Monday, August 13, 2012
A shiver of fear passes through Rebecca Paton when she thinks about her young daughter growing up.
It's not because she's worried about underage drinking or teenage tantrums.
Her daughter Sarah is six years old and requires high-level care.
She's unable to communicate and needs someone to feed her, shower her and change her nappy.
The likelihood is she'll never be able to do any of these things herself.
But when she turns 18, most of the services available to help with her care will end.
"When I look to the future, I'm shit scared of her turning 18," Rebecca says.
The former science teacher and her husband Tim found out Sarah had a rare condition called pallister killian syndrome when she was eight months old.
There are only about a dozen other diagnosed cases in Australia.
Sarah goes to Ballarat Specialist School where she receives various therapies and is involved in stimulation classes such as music and cooking.
"At the moment... she does amazing things every day and when she turns 18, that's going to stop even though developmentally she'll be nowhere near an 18-year-old."
The family has access to occasional respite, including three hours a week provided by Ballarat City Council.
But Rebecca says when Sarah turns 18, most of this will cease and there are very few programs that cater for adults with Sarah's kind of disability.
Sarah's ongoing care will fall on the family.
But one of Rebecca's other worries is not being in a position to provide that care.
"I guess that's coupled with the fear that if that was to happen in the current situation there is no real option for that - I can't think of any government facility or any private facility that could adequately care for Sarah to a point that I would feel happy," she says.
"It's me and my husband and maybe Hannah one day, it's sort of all on us."
It's hard to say exactly how a National Disability Insurance Scheme will affect the Paton family's day-to-day life.
Rebecca, a science teacher, hopes it will improve funding and wait times for equipment and increase respite and care services, enabling her to go back to work.
She says politicians need to consider how they would want the system to run if they were disabled or had a family member with a disability.
"No one knows when they might become disabled.
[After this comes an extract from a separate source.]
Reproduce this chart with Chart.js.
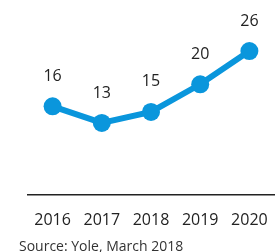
<!DOCTYPE html>
<html>
<head>
<meta charset="utf-8">
<script src="https://cdn.jsdelivr.net/npm/chart.js@4"></script>
<style>
  html, body { margin: 0; padding: 0; background: #fff; }
  #wrap { position: relative; width: 278px; height: 252px; }
  #source {
    position: absolute; left: 19px; top: 236px;
    font-family: "Open Sans", sans-serif; font-size: 14px; color: #333;
    white-space: nowrap;
  }
</style>
</head>
<body>
<div id="wrap">
  <canvas id="chart" width="278" height="252"></canvas>
  <div id="source">Source: Yole, March 2018</div>
</div>
<script>
const years = ['2016', '2017', '2018', '2019', '2020'];
const values = [16, 13, 15, 20, 26];

const BLUE = '#0a96dc';

// labels drawn above each point
const valueLabels = {
    id: 'valueLabels',
    afterDatasetsDraw(chart) {
        const ctx = chart.ctx;
        const meta = chart.getDatasetMeta(0);
        ctx.save();
        ctx.font = '16px "Open Sans", sans-serif';
        ctx.fillStyle = '#222';
        ctx.textAlign = 'center';
        ctx.textBaseline = 'middle';
        meta.data.forEach((pt, i) => {
            ctx.fillText(String(values[i]), pt.x, pt.y - 30);
        });
        ctx.restore();
    }
};

new Chart(document.getElementById('chart'), {
    type: 'line',
    data: {
        labels: years,
        datasets: [{
            data: values,
            borderColor: BLUE,
            backgroundColor: BLUE,
            borderWidth: 6,
            pointRadius: 9,
            pointHoverRadius: 9,
            pointBorderWidth: 0,
            tension: 0
        }]
    },
    options: {
        responsive: false,
        animation: false,
        layout: { autoPadding: false, padding: { left: 28, right: 4, top: 29, bottom: 6 } },
        plugins: {
            legend: { display: false },
            tooltip: { enabled: false }
        },
        scales: {
            x: {
                offset: true,
                grid: { display: false, drawTicks: false },
                border: { display: true, color: '#222', width: 1.5 },
                ticks: {
                    padding: 16,
                    color: '#222',
                    font: { family: '"Open Sans", sans-serif', size: 16 }
                },
                // tick padding would otherwise widen the side margins
                afterFit(scale) {
                    scale.paddingLeft = 0;
                    scale.paddingRight = 0;
                }
            },
            y: {
                display: false,
                min: 0,
                max: 30
            }
        }
    },
    plugins: [valueLabels]
});
</script>
</body>
</html>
"Everybody is a chromosome, a trip, a stroke, a car accident [away], even an illness can put you into that category and you can suddenly find yourself or a very dear loved one with a disability."
The Victorian Government has committed about $40 million to host the scheme trial next year in the Barwon region, which includes the Colac-Otway and Surf Coast shires.
The announcement was made after negotiations with the Federal Government came under intense public pressure.
While Rebecca is pleased that the Baillieu Government has now set aside money for the trial, she says she wished it had avoided political point-scoring.
"He put us through unnecessary stress, just because of politics.
"I'm relieved; it felt like we'd been successful and that families with disabilities were heard and we actually mattered for a change."